- Walter Novak
- Eric Fingerhut promises a fight in the Senate.
So Lovelace, a city commissioner, wrote a law that banned loans with payments higher than half a borrower's income, fees 20 percent higher than typical loans, and loans that allowed the lender to ask for a final balloon payment without warning. The measure was approved last summer.
Though a lawsuit stalled enforcement in Dayton, Lakewood and 52 other cities passed resolutions agreeing to pursue similar legislation. Councilman Frank Jackson proposed a law for Cleveland a year ago. A similar plan is pending in Cincinnati.
Needless to say, mortgage brokers aren't happy. High-interest loans bring in some of the industry's sweetest profits, and the countless new laws would create a red-tape nightmare. "If they make a rule in one city and there's a different rule in another, it's going to be a mess," explains Jeff Lichtenstein, vice president of Columbus's Market Mortgage Company.
But brokers were not about to go down without a fight. They went to friends in the statehouse with legislation to strip city authority over mortgage lending. The bill mandates that all regulations must come from the state, yet the measure includes no plans for state oversight -- save for the ubiquitous promise of future study.
Despite rising complaints about predatory lending across Ohio, the legislation landed on a fast track. Representative Chuck Blasdel (R-East Liverpool) introduced it October 2, with backing from 26 House members, including Independence Republican Jim Trakas and Lorain Democrat Dan Metelsky. In testimony before the Finance Committee, mortgage lobbyists boldly admitted their role in writing the bill. Unfazed, the House approved the measure October 18 by a three-to-one margin.
It would seem a less than kosher process -- allowing an industry to write the rules by which it is governed. But Trakas doesn't see nefarious implications. The bill buys time for the state to craft its own legislation, he says. "We've got to go in the right direction in terms of eliminating predatory lending. It's important we take our time and do it right."
Brokers insist plans like Dayton's would only cut off credit to poor neighborhoods. "We want to make loans to the inner city and minorities, but if people pass these local laws, they're going to make that impossible," says Robert Shepherd, president of the Ohio Association of Mortgage Brokers. "They're going to turn the clocks backward and wipe out 20 years of gains."
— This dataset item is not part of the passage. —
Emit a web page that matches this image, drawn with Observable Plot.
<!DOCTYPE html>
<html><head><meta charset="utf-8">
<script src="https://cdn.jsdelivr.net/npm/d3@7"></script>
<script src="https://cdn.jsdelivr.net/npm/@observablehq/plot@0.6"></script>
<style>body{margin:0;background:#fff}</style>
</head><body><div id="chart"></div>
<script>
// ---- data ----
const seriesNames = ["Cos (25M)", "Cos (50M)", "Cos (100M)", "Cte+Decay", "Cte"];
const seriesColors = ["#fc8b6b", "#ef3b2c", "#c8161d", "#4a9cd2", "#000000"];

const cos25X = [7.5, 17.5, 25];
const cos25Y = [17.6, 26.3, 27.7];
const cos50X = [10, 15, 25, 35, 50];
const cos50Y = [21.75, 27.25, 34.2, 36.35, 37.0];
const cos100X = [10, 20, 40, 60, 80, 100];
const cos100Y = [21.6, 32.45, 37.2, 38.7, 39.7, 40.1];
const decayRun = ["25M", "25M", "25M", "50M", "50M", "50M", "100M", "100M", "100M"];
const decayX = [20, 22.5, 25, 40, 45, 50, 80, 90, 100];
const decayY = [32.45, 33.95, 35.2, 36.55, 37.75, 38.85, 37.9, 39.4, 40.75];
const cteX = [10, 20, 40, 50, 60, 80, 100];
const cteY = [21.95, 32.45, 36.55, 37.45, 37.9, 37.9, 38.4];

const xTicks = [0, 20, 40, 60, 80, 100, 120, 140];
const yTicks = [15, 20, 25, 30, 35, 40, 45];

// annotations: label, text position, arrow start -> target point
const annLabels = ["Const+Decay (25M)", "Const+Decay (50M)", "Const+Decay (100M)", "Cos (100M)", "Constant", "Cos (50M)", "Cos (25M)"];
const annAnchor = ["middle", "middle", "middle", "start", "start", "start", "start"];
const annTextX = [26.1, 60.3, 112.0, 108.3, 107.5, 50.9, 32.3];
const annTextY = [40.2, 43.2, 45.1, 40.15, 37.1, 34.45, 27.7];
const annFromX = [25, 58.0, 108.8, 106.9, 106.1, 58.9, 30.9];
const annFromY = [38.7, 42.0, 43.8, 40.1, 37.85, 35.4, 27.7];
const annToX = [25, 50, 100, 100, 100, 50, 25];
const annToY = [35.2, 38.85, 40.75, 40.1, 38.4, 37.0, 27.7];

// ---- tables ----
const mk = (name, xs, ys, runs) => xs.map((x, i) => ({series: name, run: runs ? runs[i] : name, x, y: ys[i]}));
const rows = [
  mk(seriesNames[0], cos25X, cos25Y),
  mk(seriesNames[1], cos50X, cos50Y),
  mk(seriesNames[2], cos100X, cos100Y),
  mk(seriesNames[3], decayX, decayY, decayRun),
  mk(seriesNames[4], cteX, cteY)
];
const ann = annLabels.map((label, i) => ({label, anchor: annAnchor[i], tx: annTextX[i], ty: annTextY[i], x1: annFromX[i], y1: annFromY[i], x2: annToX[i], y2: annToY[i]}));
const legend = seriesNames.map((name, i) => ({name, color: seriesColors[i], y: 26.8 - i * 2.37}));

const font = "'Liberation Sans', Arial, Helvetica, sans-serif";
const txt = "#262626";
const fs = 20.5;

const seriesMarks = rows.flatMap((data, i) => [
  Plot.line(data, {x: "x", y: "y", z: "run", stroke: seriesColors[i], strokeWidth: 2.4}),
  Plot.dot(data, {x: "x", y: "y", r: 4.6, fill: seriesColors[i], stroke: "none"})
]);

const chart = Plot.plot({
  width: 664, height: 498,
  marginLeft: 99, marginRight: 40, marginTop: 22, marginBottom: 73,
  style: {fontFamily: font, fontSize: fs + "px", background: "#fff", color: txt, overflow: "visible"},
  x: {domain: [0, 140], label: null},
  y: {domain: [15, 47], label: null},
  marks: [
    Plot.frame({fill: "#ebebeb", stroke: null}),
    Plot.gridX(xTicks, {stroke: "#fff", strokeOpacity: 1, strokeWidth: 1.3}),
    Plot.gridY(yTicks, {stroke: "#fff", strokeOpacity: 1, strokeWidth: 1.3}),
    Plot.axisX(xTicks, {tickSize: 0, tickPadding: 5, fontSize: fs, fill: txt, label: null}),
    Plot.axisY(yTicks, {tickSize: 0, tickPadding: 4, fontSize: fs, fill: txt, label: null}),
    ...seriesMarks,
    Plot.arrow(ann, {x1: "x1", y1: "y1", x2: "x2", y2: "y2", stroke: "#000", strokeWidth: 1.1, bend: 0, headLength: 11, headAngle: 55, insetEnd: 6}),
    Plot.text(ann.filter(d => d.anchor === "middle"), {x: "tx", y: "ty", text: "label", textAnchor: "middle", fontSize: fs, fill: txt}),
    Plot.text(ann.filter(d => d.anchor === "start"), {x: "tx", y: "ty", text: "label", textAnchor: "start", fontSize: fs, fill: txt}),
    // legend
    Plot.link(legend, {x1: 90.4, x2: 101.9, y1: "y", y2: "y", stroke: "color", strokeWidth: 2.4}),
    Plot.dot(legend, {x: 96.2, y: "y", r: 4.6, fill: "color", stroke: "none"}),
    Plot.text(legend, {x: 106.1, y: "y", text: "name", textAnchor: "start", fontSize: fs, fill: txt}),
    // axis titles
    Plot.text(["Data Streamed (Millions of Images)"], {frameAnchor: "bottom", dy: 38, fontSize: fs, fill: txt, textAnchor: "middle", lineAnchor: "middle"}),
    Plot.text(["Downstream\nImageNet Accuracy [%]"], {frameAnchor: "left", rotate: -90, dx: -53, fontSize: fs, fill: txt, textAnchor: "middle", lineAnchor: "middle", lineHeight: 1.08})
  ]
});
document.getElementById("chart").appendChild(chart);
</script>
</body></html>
Besides, says Lichtenstein, Dayton's law is impractical. Since inner-city homes are worth so little, he argues, brokers must charge higher fees to compensate for the smaller profits that come with smaller loans. "If a house costs $30,000, it isn't fair to require the same percentage in fees as a home that's $150,000." Brokers forced to charge conventional fees would simply refuse to do inner-city loans, he says.
But if brokers are being rescued by the House, the new bill does nothing to rescue consumers from brokers.
Shepherd claims to favor a predatory-lending law, but backpedals when it comes to specifics. Instead, he points to a new law that requires licensing for brokers. "It's going to clean up 99 percent of the problems."
Lovelace isn't buying. Given the choice between high fees or no credit at all, he'll go without credit, and he's angry with the House for getting in the way. "If they're going to do something on this issue, it shouldn't stop us from protecting the citizens of Dayton."
Diane Citrino, a Cleveland attorney who handles lending cases for Housing Advocates Inc., agrees. The Dayton law doesn't so much change the rules as provide clear penalties for those who violate them, she says. Many of these practices are illegal anyway. "This gives lawyers a tool to pursue and prove a case."
Others say cities were forced to take action precisely because the state won't. "We have tried to work with the state," says Pam McClarin of the East Side Organizing Project. "We have invited a lot of different people here to work with us who have not shown up."
McClarin's hopes for halting the bill may rest with Cleveland's Eric Fingerhut, the ranking Democrat on the Senate's Finance Committee. He believes many House members didn't realize the bill's implications. "[The lobbyists] attempt to move something like this quickly, before people catch on to it." At minimum, he wants to add stiff lending regulations at the state level.
But Fingerhut concedes that mortgage and banking lobbyists hold major sway in Columbus. In 2000 alone, a half-dozen trade groups doled out more than $220,000 in contributions to legislators. National City Bank's political action committee contributed $221,326.
Lovelace isn't surprised by the hubbub his legislation has caused. But he does see a simple solution. "I'd be glad to pull this, if they'd pass statewide regulation. What I'd really like is something that protects everyone in the state of Ohio."